Что ж, я пережил – меня в телевизионный эфир несколько лет как не звали, так что оказаться в узком пространстве радиоэфира и интернета, лишившись своей традиционной аудитории, было неприятно, но терпимо.
Примерно то же самое я переживал и в Украине. В один прекрасный день – дело было, кажется, в начале второго срока Леонида Даниловича Кучмы, когда власть боролась за честное имя тогдашнего «папы» и ей не нужны были ехидные улыбочки на экране, закрылся мой телевизионный проект – ну и что?
Оставались газеты, в которых я мог по-прежнему писать о России, в то время как мои проницательные коллеги спорили, кто в окружении Кучмы революционер, а кто ретроград. Потом и газеты окончились. Когда накануне третьего тура президентских выборов мне позвонил только что покаявшийся владелец одного из телеканалов и пригласил срочно прийти в эфир, я даже не сразу понял, что же произошло.
Теперь вот опять: телеканал, на котором я веду программу и главным редактором которого являюсь, методически уничтожают день за днем. Каждые несколько часов я получаю сообщения от зрителей: TBi отключили и в моем городе… И в моем… В начале сентября телеканал не увидят сотни тысяч зрителей уже в столице – власть, отобравшая у нас частоты, накануне честных парламентских выборов решила поработать с провайдерами… Что ж, окончательно уничтожат канал – буду писать на LB. ua , пока и это издание не закроют, начав против его редакции очередное уголовное дело… И так – без конца.

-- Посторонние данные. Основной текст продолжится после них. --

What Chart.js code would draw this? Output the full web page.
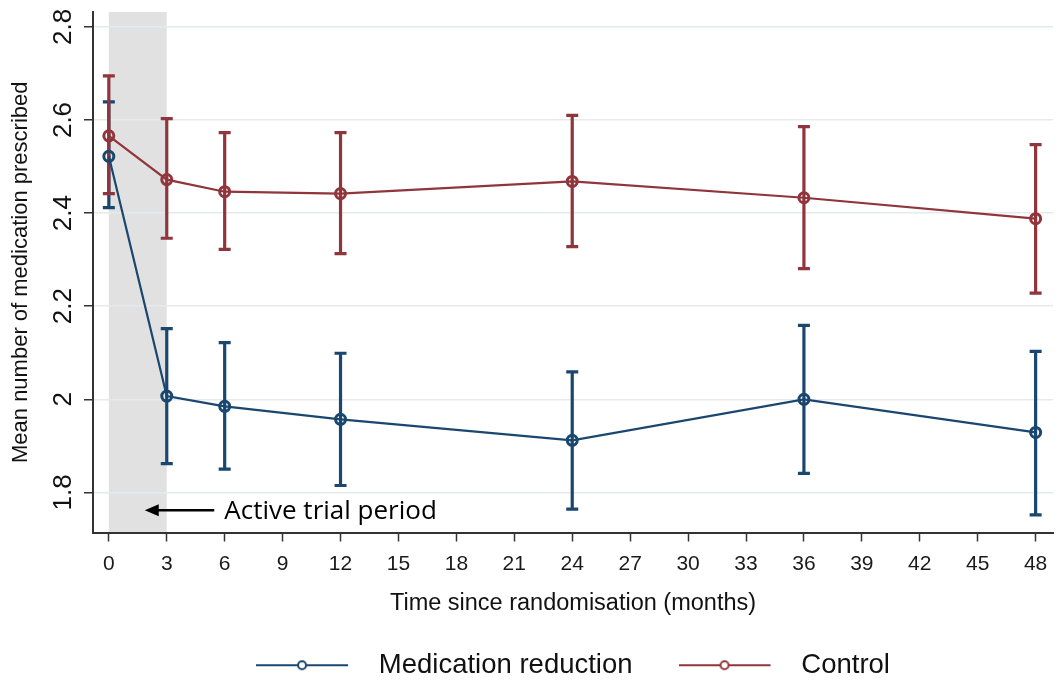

Это вовсе не жалобы на собственную профессиональную судьбу. Профессиональный журналист может какое-то время прожить без софитов, без программ, без реплик на шоу, даже без статей – авторитарные режимы не вечны, рано или поздно в их механизме что-то ломается, они гибнут либо пытаются казаться демократичными – и ты, с неиспорченной репутацией и чистыми руками, все равно оказываешься нужнее и востребованнее тех, кто обслуживал и прислуживал. Но журналист отвечает не только и не столько за себя, сколько за своих зрителей, слушателей и читателей – за всех вас. В отличие от писателей, которые могут класть романы под сукно, надеясь, что история их оценит – и рукописи действительно не горят, в отличие от художников, получающих признание спустя века и композиторов, симфонии которых под церковными сводами звучат вопреки властям и сиюминутным вкусам, мы говорим и пишем здесь и сейчас. Мы говорим вам правду для того, чтобы вы понимали, что происходит с нашей страной и с вами самими.

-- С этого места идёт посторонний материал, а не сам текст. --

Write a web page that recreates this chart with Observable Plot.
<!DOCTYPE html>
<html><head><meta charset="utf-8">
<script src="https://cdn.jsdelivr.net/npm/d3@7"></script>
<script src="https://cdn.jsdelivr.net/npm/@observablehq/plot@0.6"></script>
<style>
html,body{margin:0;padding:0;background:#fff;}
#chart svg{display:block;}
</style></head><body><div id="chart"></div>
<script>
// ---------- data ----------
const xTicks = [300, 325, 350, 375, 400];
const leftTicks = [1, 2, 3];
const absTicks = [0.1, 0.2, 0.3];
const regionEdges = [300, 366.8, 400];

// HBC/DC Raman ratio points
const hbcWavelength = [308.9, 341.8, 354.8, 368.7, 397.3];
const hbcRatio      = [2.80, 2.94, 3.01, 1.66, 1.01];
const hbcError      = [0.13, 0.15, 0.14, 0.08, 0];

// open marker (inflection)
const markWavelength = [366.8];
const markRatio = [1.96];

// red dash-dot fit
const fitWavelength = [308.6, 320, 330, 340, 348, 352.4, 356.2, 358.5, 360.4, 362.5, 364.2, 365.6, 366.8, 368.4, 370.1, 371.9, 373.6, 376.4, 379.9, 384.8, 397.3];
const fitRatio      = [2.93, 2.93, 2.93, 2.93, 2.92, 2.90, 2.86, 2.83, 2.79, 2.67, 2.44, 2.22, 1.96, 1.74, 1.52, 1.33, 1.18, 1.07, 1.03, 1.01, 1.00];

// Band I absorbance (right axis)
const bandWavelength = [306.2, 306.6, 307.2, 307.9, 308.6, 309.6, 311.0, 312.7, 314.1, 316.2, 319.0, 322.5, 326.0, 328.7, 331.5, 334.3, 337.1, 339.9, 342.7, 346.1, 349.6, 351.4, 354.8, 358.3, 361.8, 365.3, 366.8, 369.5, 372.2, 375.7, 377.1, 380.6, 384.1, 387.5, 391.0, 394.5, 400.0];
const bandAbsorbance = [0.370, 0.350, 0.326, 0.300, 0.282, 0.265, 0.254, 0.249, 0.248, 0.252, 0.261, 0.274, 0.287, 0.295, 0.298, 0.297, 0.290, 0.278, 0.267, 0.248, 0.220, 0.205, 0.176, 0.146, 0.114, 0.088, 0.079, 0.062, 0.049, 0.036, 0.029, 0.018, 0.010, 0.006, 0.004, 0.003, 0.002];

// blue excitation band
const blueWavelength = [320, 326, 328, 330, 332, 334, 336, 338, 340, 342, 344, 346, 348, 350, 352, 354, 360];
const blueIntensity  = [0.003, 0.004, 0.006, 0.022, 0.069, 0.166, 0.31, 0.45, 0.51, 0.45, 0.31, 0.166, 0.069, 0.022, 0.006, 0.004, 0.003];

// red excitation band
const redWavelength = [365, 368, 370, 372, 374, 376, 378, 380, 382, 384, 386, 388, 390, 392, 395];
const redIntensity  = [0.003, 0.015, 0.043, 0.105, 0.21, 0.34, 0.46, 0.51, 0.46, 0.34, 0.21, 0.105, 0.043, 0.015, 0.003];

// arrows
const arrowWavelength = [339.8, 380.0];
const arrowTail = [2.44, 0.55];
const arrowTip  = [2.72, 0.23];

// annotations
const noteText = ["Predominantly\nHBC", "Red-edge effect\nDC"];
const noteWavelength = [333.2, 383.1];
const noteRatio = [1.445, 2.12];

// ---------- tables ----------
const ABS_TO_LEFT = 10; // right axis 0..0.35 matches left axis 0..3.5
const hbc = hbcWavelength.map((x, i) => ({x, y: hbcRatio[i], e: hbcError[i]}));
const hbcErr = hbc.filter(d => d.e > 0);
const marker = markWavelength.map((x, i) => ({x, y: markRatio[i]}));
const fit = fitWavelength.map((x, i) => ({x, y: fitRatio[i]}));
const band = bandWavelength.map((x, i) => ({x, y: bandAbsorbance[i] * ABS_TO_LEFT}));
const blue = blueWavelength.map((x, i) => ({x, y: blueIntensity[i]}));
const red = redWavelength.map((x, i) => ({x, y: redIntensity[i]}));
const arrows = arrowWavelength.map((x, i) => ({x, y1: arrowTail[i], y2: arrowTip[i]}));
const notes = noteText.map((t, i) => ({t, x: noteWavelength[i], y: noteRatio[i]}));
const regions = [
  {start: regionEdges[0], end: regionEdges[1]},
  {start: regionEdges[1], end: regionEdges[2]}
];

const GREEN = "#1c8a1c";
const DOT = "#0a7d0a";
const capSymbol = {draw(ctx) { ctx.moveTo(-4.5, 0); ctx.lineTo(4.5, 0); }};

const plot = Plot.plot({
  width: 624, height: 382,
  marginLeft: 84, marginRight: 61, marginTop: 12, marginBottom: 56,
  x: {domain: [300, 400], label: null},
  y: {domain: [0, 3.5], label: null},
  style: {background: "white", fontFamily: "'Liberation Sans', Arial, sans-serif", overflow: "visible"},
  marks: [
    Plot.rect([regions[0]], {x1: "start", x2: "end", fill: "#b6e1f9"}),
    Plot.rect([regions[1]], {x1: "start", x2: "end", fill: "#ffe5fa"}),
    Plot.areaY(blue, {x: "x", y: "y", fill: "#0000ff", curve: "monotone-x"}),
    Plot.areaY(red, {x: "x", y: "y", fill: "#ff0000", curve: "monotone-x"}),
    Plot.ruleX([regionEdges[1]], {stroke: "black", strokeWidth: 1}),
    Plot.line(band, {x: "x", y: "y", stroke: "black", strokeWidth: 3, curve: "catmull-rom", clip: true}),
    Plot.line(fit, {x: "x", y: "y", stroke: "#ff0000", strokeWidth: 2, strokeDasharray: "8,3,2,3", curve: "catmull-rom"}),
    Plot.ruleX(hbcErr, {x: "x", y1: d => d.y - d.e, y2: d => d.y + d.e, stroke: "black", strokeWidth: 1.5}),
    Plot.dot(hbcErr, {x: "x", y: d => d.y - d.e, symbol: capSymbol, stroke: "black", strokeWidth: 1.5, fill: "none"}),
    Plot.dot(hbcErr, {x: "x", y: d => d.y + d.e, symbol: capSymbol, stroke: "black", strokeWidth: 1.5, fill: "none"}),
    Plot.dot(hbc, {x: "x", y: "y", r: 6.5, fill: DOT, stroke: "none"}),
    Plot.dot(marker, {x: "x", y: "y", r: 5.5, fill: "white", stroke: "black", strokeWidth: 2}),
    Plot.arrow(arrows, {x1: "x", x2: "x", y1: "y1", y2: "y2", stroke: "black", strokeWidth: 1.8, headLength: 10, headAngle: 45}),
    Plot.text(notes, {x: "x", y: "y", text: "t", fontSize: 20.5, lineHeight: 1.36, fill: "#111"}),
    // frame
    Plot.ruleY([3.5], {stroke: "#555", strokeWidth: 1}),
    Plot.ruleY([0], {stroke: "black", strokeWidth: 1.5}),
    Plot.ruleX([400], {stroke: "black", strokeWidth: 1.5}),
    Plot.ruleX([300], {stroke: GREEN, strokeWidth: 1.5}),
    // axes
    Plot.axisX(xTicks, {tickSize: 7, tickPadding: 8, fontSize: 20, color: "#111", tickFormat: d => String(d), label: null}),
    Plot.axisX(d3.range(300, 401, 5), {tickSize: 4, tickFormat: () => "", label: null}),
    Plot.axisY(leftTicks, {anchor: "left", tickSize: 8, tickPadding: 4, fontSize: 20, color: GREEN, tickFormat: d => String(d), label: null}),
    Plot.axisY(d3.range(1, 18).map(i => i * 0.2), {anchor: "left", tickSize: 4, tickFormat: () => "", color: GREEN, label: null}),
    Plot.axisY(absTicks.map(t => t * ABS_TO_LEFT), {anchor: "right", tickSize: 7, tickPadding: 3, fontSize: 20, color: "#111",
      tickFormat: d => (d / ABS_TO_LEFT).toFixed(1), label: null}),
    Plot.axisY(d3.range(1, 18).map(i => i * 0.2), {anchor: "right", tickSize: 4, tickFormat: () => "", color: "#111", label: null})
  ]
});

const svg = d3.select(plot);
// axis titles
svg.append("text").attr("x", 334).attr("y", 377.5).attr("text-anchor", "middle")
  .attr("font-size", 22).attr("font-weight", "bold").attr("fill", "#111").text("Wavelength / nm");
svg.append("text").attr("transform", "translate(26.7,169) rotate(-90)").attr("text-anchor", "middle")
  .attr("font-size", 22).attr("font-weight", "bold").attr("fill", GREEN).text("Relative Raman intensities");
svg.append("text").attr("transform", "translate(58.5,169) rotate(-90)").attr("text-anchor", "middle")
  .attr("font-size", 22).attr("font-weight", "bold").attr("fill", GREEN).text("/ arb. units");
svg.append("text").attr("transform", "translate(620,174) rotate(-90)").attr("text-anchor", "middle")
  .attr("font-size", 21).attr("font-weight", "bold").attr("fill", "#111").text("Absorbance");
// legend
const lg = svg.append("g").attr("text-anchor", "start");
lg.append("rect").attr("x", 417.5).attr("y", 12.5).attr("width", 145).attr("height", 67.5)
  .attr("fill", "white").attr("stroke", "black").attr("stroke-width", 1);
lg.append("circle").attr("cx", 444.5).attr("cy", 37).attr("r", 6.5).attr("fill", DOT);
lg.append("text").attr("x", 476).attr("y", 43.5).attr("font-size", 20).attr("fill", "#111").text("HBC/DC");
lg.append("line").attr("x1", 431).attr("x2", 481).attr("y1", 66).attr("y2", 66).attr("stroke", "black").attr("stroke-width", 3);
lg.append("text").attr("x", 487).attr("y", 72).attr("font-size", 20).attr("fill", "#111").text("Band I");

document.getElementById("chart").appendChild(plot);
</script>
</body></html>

Журналист – это термометр. Если кто-то хочет его разбить, чтобы вы не узнали, какая у вас температура, она не станет нормальной. Но вы не примете лекарство, не обратитесь к врачу, не заметите вовремя опасной болезни. Попросту говоря, вы умрете. А мы хотим, чтобы вы выжили.
И этим мы отличаемся от людей, управляющих сегодня нашей страной. Им критически важно, чтобы вы не узнали, какая у вас температура, поверили, что все нормально и вновь доверили им заботу о вашем здоровье. А мы говорим вам неприятную правду: эти люди довели вас – и всю страну – до цифр, за которыми только один – летальный – исход. Нужно срочно что-то делать, что-то менять – потом может быть поздно. Термометр – это, конечно, не врач, он не может предложить вам точной программы действий. Но он хотя бы заставляет вас задуматься о своем здоровье. А власть не хочет, чтобы вы об этом думали. Поэтому нас и отключают.

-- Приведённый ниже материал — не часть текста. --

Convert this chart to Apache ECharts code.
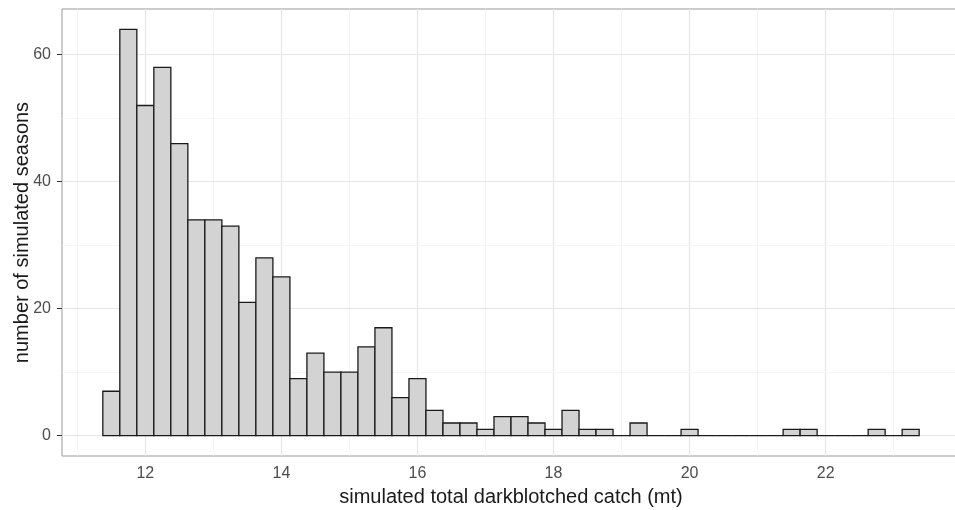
<!DOCTYPE html>
<html>
<head>
<meta charset="utf-8">
<script src="https://cdn.jsdelivr.net/npm/echarts@6/dist/echarts.min.js"></script>
<style>
  html, body { margin: 0; padding: 0; background: #fff; }
  #main { width: 955px; height: 510px; }
</style>
</head>
<body>
<div id="main"></div>
<script>
// histogram bins (width 0.25, first bin starts at 11.375)
var binStart = 11.375;
var binWidth = 0.25;
var counts = [7, 64, 52, 58, 46, 34, 34, 33, 21, 28, 25, 9, 13, 10, 10, 14,
  17, 6, 9, 4, 2, 2, 1, 3, 3, 2, 1, 4, 1, 1, 0, 2,
  0, 0, 1, 0, 0, 0, 0, 0, 1, 1, 0, 0, 0, 1, 0, 1];

var xTicks = [12, 14, 16, 18, 20, 22];
var xMinor = [11, 13, 15, 17, 19, 21, 23];
var yTicks = [0, 20, 40, 60];
var yMinor = [10, 30, 50];

var xTitle = 'simulated total darkblotched catch (mt)';
var yTitle = 'number of simulated seasons';

var binData = counts.map(function (c, i) {
  return [binStart + i * binWidth, binStart + (i + 1) * binWidth, c];
});

var chart = echarts.init(document.getElementById('main'));

var gridLines = [];
xTicks.forEach(function (v) { gridLines.push({xAxis: v, lineStyle: {color: '#e6e6e6', width: 1.2, type: 'solid'}}); });
xMinor.forEach(function (v) { gridLines.push({xAxis: v, lineStyle: {color: '#f3f3f3', width: 0.8, type: 'solid'}}); });
yTicks.forEach(function (v) { gridLines.push({yAxis: v, lineStyle: {color: '#e6e6e6', width: 1.2, type: 'solid'}}); });
yMinor.forEach(function (v) { gridLines.push({yAxis: v, lineStyle: {color: '#f3f3f3', width: 0.8, type: 'solid'}}); });

var option = {
  animation: false,
  backgroundColor: '#fff',
  textStyle: {fontFamily: 'Liberation Sans, Arial, sans-serif'},
  grid: {
    left: 62, top: 9, width: 898, height: 447,
    outerBoundsMode: 'none', containLabel: false,
    show: true, borderColor: '#999', borderWidth: 1, backgroundColor: '#fff'
  },
  xAxis: {
    type: 'value', min: 10.775, max: 23.975,
    name: xTitle, nameLocation: 'middle', nameGap: 31, nameMoveOverlap: false,
    nameTextStyle: {fontSize: 20, color: '#1a1a1a'},
    axisLine: {show: false},
    axisTick: {show: true, length: 5, lineStyle: {color: '#333'}, customValues: xTicks},
    axisLabel: {fontSize: 16, color: '#4d4d4d', margin: 10, customValues: xTicks},
    splitLine: {show: false}
  },
  yAxis: {
    type: 'value', min: -3.2, max: 67.2,
    name: yTitle, nameLocation: 'middle', nameGap: 30, nameMoveOverlap: false,
    nameTextStyle: {fontSize: 20, color: '#1a1a1a'},
    axisLine: {show: false},
    axisTick: {show: true, length: 5, lineStyle: {color: '#333'}, customValues: yTicks},
    axisLabel: {fontSize: 16, color: '#4d4d4d', margin: 11, customValues: yTicks},
    splitLine: {show: false}
  },
  series: [
    {
      type: 'line', data: [], z: 1, silent: true,
      markLine: {
        silent: true, symbol: 'none', label: {show: false},
        animation: false, data: gridLines
      }
    },
    {
      type: 'custom', z: 5,
      data: binData,
      encode: {x: [0, 1], y: 2},
      renderItem: function (params, api) {
        var top = api.coord([api.value(0), api.value(2)]);
        var bot = api.coord([api.value(1), 0]);
        return {
          type: 'rect',
          shape: {x: top[0], y: top[1], width: bot[0] - top[0], height: bot[1] - top[1]},
          style: {fill: '#d3d3d3', stroke: '#1a1a1a', lineWidth: 1.3}
        };
      }
    }
  ]
};

chart.setOption(option);
</script>
</body>
</html>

У меня все меньше возможностей общаться со многими из вас – и все меньше шансов услышать, что я должен сказать вам, что делать, а не рассказывать, как все плохо. Я, впрочем, уже много раз говорил, что делать – нужно спасать страну от мародеров, если Украина вам дорога. Но если вы не можете спасти страну – спасите хотя бы себя, защитите хотя бы свой термометр, если все еще хотите знать температуру. В России, когда власть при схожих обстоятельствах уничтожала последний говоривший правду телеканал, его зрители собрались на многотысячный митинг в Останкино – последний многотысячный митинг путинской эпохи перед Болотной площадью. Да, эти люди не смогли защитить свое телевидение – но они спасли хотя бы свою совесть, свое чувство собственного достоинства. Собственно, ради того, чтобы это чувство у вас оставалось, мы и работаем.